I remember Dr. Grobstein at his Neurobiology lectures, waiting for a response from a nervous class that was either unwilling to answer his questions or afraid to, with that ancient deep-seated fear of making a mistake. The good professor would look at all of us callow students in turn and remind us gently that this was our chance for this week to be wrong. Such an idea was new to me, that it was okay, even accepted, that I should be wrong. It has taken me years of practice, and years of unlearning, to admit that it is not my business to be right, but that I must instead strive to be less wrong, for as things are, there is no better method. To assume the opposite, to believe that what we know now is the only immutable Truth, is to invite catastrophe. In science there are few hard truths, and we should never learn anything more if we ceased to question what we know.

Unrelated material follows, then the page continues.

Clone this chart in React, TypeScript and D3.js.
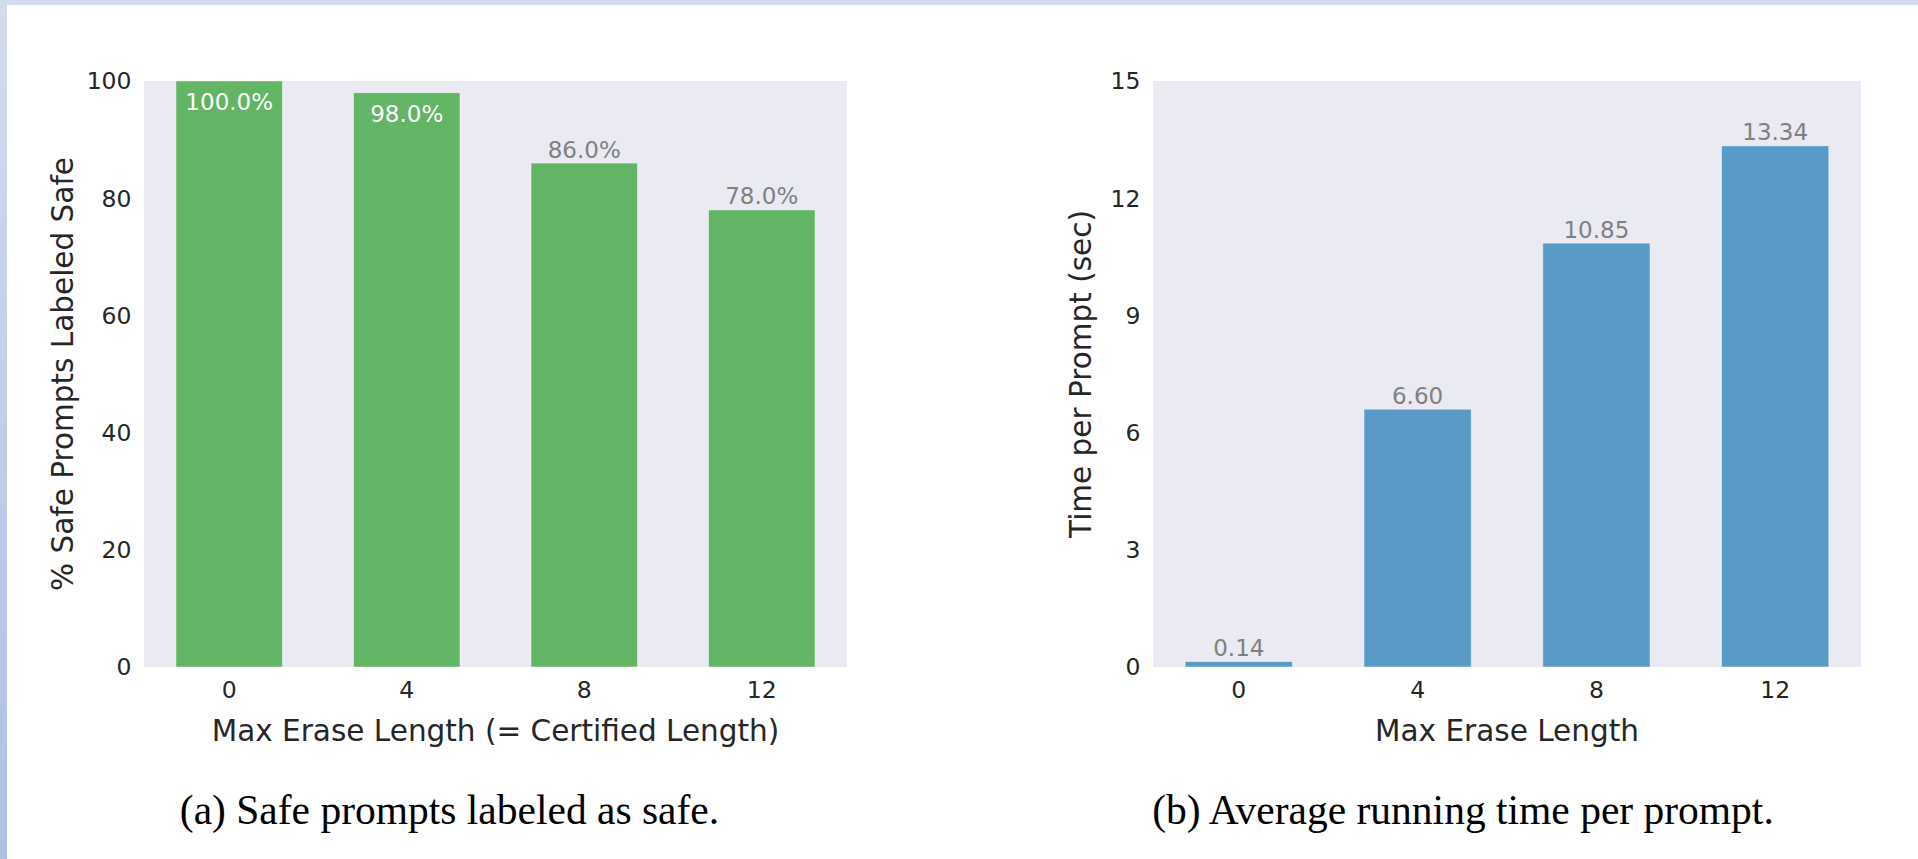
import React from "react";
import * as d3 from "d3";

// Max erase length settings (shared x categories)
const eraseLengths: number[] = [0, 4, 8, 12];

// (a) share of safe prompts labeled safe, in percent
const safeLabeledPct: number[] = [100.0, 98.0, 86.0, 78.0];
const safeTicks: number[] = [0, 20, 40, 60, 80, 100];

// (b) average running time per prompt, in seconds
const timePerPrompt: number[] = [0.14, 6.6, 10.85, 13.34];
const timeTicks: number[] = [0, 3, 6, 9, 12, 15];

const W = 1918;
const H = 859;
const PLOT_TOP = 81;
const PLOT_BOTTOM = 667;
const TICK_FONT = 23.5;
const LABEL_FONT = 29.5;
const SANS = "'DejaVu Sans', sans-serif";
const SERIF = "'Liberation Serif', 'Times New Roman', serif";
const INK = "#262626";

type PanelProps = {
  left: number;
  right: number;
  values: number[];
  yMax: number;
  ticks: number[];
  color: string;
  fmt: (v: number) => string;
  insideAbove: number | null;
  xLabel: string;
  yLabel: string;
  yLabelX: number;
  caption: string;
  captionX: number;
};

function Panel(p: PanelProps) {
  const x = d3.scaleLinear().domain([-0.48, eraseLengths.length - 1 + 0.48]).range([p.left, p.right]);
  const y = d3.scaleLinear().domain([0, p.yMax]).range([PLOT_BOTTOM, PLOT_TOP]);
  const barW = x(0.6) - x(0);
  const midY = (PLOT_TOP + PLOT_BOTTOM) / 2;
  const midX = (p.left + p.right) / 2;

  return (
    <g>
      <rect x={p.left} y={PLOT_TOP} width={p.right - p.left} height={PLOT_BOTTOM - PLOT_TOP} fill="#eaeaf2" />
      {p.values.map((v, i) => {
        const inside = p.insideAbove !== null && v >= p.insideAbove;
        const top = y(v);
        return (
          <g key={i}>
            <rect
              x={x(i) - barW / 2}
              y={top}
              width={barW}
              height={PLOT_BOTTOM - top}
              fill={p.color}
              stroke="#ffffff"
              strokeOpacity={0.6}
              strokeWidth={0.8}
            />
            <text
              x={x(i)}
              y={inside ? top + 29 : top - 5.5}
              textAnchor="middle"
              fontFamily={SANS}
              fontSize={23}
              fill={inside ? "#ffffff" : "#808080"}
            >
              {p.fmt(v)}
            </text>
          </g>
        );
      })}
      {p.ticks.map((t) => (
        <text
          key={"y" + t}
          x={p.left - 12.5}
          y={y(t)}
          dy="0.36em"
          textAnchor="end"
          fontFamily={SANS}
          fontSize={TICK_FONT}
          fill={INK}
        >
          {t}
        </text>
      ))}
      {eraseLengths.map((c, i) => (
        <text
          key={"x" + c}
          x={x(i)}
          y={698}
          textAnchor="middle"
          fontFamily={SANS}
          fontSize={TICK_FONT}
          fill={INK}
        >
          {c}
        </text>
      ))}
      <text x={midX} y={741} textAnchor="middle" fontFamily={SANS} fontSize={LABEL_FONT} fill={INK}>
        {p.xLabel}
      </text>
      <text
        transform={`translate(${p.yLabelX},${midY}) rotate(-90)`}
        textAnchor="middle"
        fontFamily={SANS}
        fontSize={LABEL_FONT}
        fill={INK}
      >
        {p.yLabel}
      </text>
      <text x={p.captionX} y={824} textAnchor="middle" fontFamily={SERIF} fontSize={41.5} fill="#000000">
        {p.caption}
      </text>
    </g>
  );
}

export default function App() {
  return (
    <svg
      width={W}
      height={H}
      viewBox={`0 0 ${W} ${H}`}
      style={{ position: "absolute", left: 0, top: 0, display: "block", background: "#ffffff" }}
    >
      <defs>
        <linearGradient id="frameSide" x1="0" y1="0" x2="0" y2="1">
          <stop offset="0" stopColor="#d3dcee" />
          <stop offset="1" stopColor="#aebfe6" />
        </linearGradient>
      </defs>
      <rect x={0} y={0} width={W} height={H} fill="#ffffff" />
      <rect x={0} y={0} width={W} height={5} fill="#d2dcee" />
      <rect x={0} y={0} width={7} height={H} fill="url(#frameSide)" />

      <Panel
        left={144}
        right={847}
        values={safeLabeledPct}
        yMax={100}
        ticks={safeTicks}
        color="#63b566"
        fmt={(v) => `${v.toFixed(1)}%`}
        insideAbove={90}
        xLabel="Max Erase Length (= Certified Length)"
        yLabel="% Safe Prompts Labeled Safe"
        yLabelX={73}
        caption="(a) Safe prompts labeled as safe."
        captionX={449.5}
      />
      <Panel
        left={1153}
        right={1861}
        values={timePerPrompt}
        yMax={15}
        ticks={timeTicks}
        color="#5a9ac6"
        fmt={(v) => v.toFixed(2)}
        insideAbove={null}
        xLabel="Max Erase Length"
        yLabel="Time per Prompt (sec)"
        yLabelX={1091}
        caption="(b) Average running time per prompt."
        captionX={1463}
      />
    </svg>
  );
}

It is this constant flux, this nature of ceaseless observation, which fascinates me. Science is not mindless data collecting, writing down numbers hour after hour and never questioning what they mean. It is being able to look at these data, to take them apart and put them together again in new ways that may lead to something beautiful. For there is beauty in all things, in the smallest atom, in the largest star, in knowing that at this moment, the cellular cascades that you have learned about in lecture, many of which are not yet well understood, are quickening in your body right now. There is a strange satisfaction in meditating on all that is unknown, and thinking of what questions we must ask in order to come to a better understanding.